PROVIDED MATERIAL:
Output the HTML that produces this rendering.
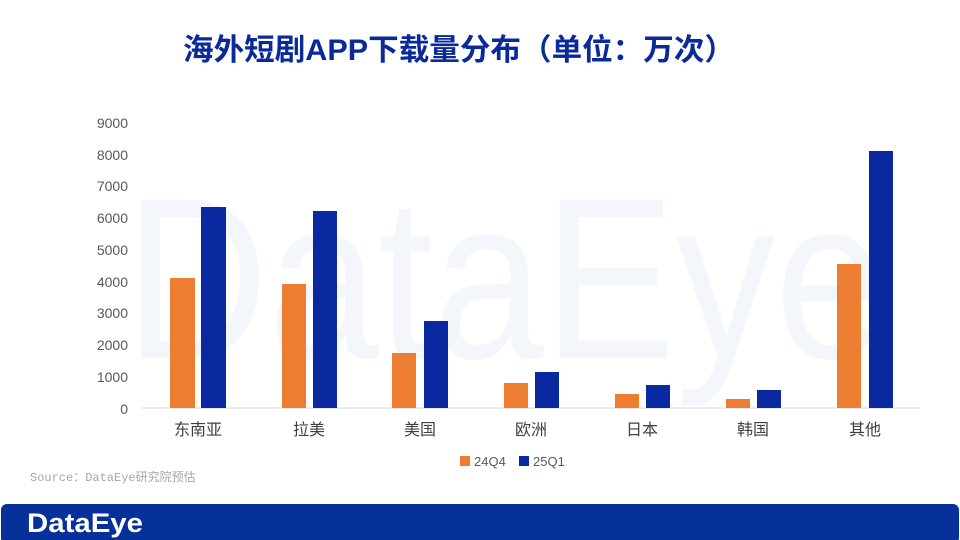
<!DOCTYPE html>
<html><head><meta charset="utf-8"><style>
body{margin:0;width:960px;height:540px;background:#fff;position:relative;overflow:hidden;font-family:"Liberation Sans","Noto Sans CJK SC",sans-serif}
</style></head><body>
<svg width="960" height="540" style="position:absolute;left:0;top:0">
<text x="505" y="358" text-anchor="middle" font-family="Liberation Sans" font-size="230" fill="#f3f7fc" textLength="760" lengthAdjust="spacingAndGlyphs">DataEye</text>
<text x="459" y="60" text-anchor="middle" font-family="Liberation Sans, Noto Sans CJK SC, sans-serif" font-weight="bold" font-size="30" fill="#0a2a9a" textLength="552" lengthAdjust="spacingAndGlyphs">海外短剧APP下载量分布（单位：万次）</text>
<g font-family="Liberation Sans" font-size="14" fill="#595959" text-anchor="end">
<text x="128" y="128">9000</text><text x="128" y="160">8000</text><text x="128" y="191">7000</text>
<text x="128" y="223">6000</text><text x="128" y="255">5000</text><text x="128" y="287">4000</text>
<text x="128" y="318">3000</text><text x="128" y="350">2000</text><text x="128" y="382">1000</text>
<text x="128" y="414">0</text></g>
<line x1="142" y1="408" x2="920" y2="408" stroke="#d9d9d9" stroke-width="1"/>
<g fill="#ed7d31">
<rect x="170" y="278" width="25" height="130"/><rect x="282" y="284" width="24" height="124"/>
<rect x="392" y="353" width="24" height="55"/><rect x="504" y="383" width="24" height="25"/>
<rect x="615" y="394" width="24" height="14"/><rect x="726" y="399" width="24" height="9"/>
<rect x="837" y="264" width="24" height="144"/></g>
<g fill="#0a28a0">
<rect x="201" y="207" width="25" height="201"/><rect x="313" y="211" width="24" height="197"/>
<rect x="424" y="321" width="24" height="87"/><rect x="535" y="372" width="24" height="36"/>
<rect x="646" y="385" width="24" height="23"/><rect x="757" y="390" width="24" height="18"/>
<rect x="869" y="151" width="24" height="257"/></g>
<g font-family="Liberation Sans, Noto Sans CJK SC, sans-serif" font-size="16" fill="#404040" text-anchor="middle">
<text x="198" y="435">东南亚</text><text x="309" y="435">拉美</text><text x="420" y="435">美国</text>
<text x="531" y="435">欧洲</text><text x="642" y="435">日本</text><text x="753" y="435">韩国</text>
<text x="865" y="435">其他</text></g>
<rect x="460" y="456" width="10" height="10" fill="#ed7d31"/>
<text x="474" y="466" font-family="Liberation Sans" font-size="13" fill="#595959">24Q4</text>
<rect x="519" y="456" width="10" height="10" fill="#0a28a0"/>
<text x="533" y="466" font-family="Liberation Sans" font-size="13" fill="#595959">25Q1</text>
<text x="30" y="481" font-family="Liberation Mono, Noto Sans CJK SC, monospace" font-size="12" fill="#a6a6a6">Source：DataEye研究院预估</text>
<rect x="1" y="504" width="958" height="40" rx="6" fill="#06309a"/>
<text x="27" y="532" font-family="Liberation Sans" font-weight="bold" font-size="27" fill="#fff" textLength="116" lengthAdjust="spacingAndGlyphs">DataEye</text>
</svg>
</body></html>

WHAT THE TASK REQUIRES: Could you repeat all of the material exactly? Pictures should not be copied.

WRITTEN SOLUTION:
Output the HTML that produces this rendering.
<!DOCTYPE html>
<html><head><meta charset="utf-8"><style>
body{margin:0;width:960px;height:540px;background:#fff;position:relative;overflow:hidden;font-family:"Liberation Sans","Noto Sans CJK SC",sans-serif}
</style></head><body>
<svg width="960" height="540" style="position:absolute;left:0;top:0">
<text x="505" y="358" text-anchor="middle" font-family="Liberation Sans" font-size="230" fill="#f3f7fc" textLength="760" lengthAdjust="spacingAndGlyphs">DataEye</text>
<text x="459" y="60" text-anchor="middle" font-family="Liberation Sans, Noto Sans CJK SC, sans-serif" font-weight="bold" font-size="30" fill="#0a2a9a" textLength="552" lengthAdjust="spacingAndGlyphs">海外短剧APP下载量分布（单位：万次）</text>
<g font-family="Liberation Sans" font-size="14" fill="#595959" text-anchor="end">
<text x="128" y="128">9000</text><text x="128" y="160">8000</text><text x="128" y="191">7000</text>
<text x="128" y="223">6000</text><text x="128" y="255">5000</text><text x="128" y="287">4000</text>
<text x="128" y="318">3000</text><text x="128" y="350">2000</text><text x="128" y="382">1000</text>
<text x="128" y="414">0</text></g>
<line x1="142" y1="408" x2="920" y2="408" stroke="#d9d9d9" stroke-width="1"/>
<g fill="#ed7d31">
<rect x="170" y="278" width="25" height="130"/><rect x="282" y="284" width="24" height="124"/>
<rect x="392" y="353" width="24" height="55"/><rect x="504" y="383" width="24" height="25"/>
<rect x="615" y="394" width="24" height="14"/><rect x="726" y="399" width="24" height="9"/>
<rect x="837" y="264" width="24" height="144"/></g>
<g fill="#0a28a0">
<rect x="201" y="207" width="25" height="201"/><rect x="313" y="211" width="24" height="197"/>
<rect x="424" y="321" width="24" height="87"/><rect x="535" y="372" width="24" height="36"/>
<rect x="646" y="385" width="24" height="23"/><rect x="757" y="390" width="24" height="18"/>
<rect x="869" y="151" width="24" height="257"/></g>
<g font-family="Liberation Sans, Noto Sans CJK SC, sans-serif" font-size="16" fill="#404040" text-anchor="middle">
<text x="198" y="435">东南亚</text><text x="309" y="435">拉美</text><text x="420" y="435">美国</text>
<text x="531" y="435">欧洲</text><text x="642" y="435">日本</text><text x="753" y="435">韩国</text>
<text x="865" y="435">其他</text></g>
<rect x="460" y="456" width="10" height="10" fill="#ed7d31"/>
<text x="474" y="466" font-family="Liberation Sans" font-size="13" fill="#595959">24Q4</text>
<rect x="519" y="456" width="10" height="10" fill="#0a28a0"/>
<text x="533" y="466" font-family="Liberation Sans" font-size="13" fill="#595959">25Q1</text>
<text x="30" y="481" font-family="Liberation Mono, Noto Sans CJK SC, monospace" font-size="12" fill="#a6a6a6">Source：DataEye研究院预估</text>
<rect x="1" y="504" width="958" height="40" rx="6" fill="#06309a"/>
<text x="27" y="532" font-family="Liberation Sans" font-weight="bold" font-size="27" fill="#fff" textLength="116" lengthAdjust="spacingAndGlyphs">DataEye</text>
</svg>
</body></html>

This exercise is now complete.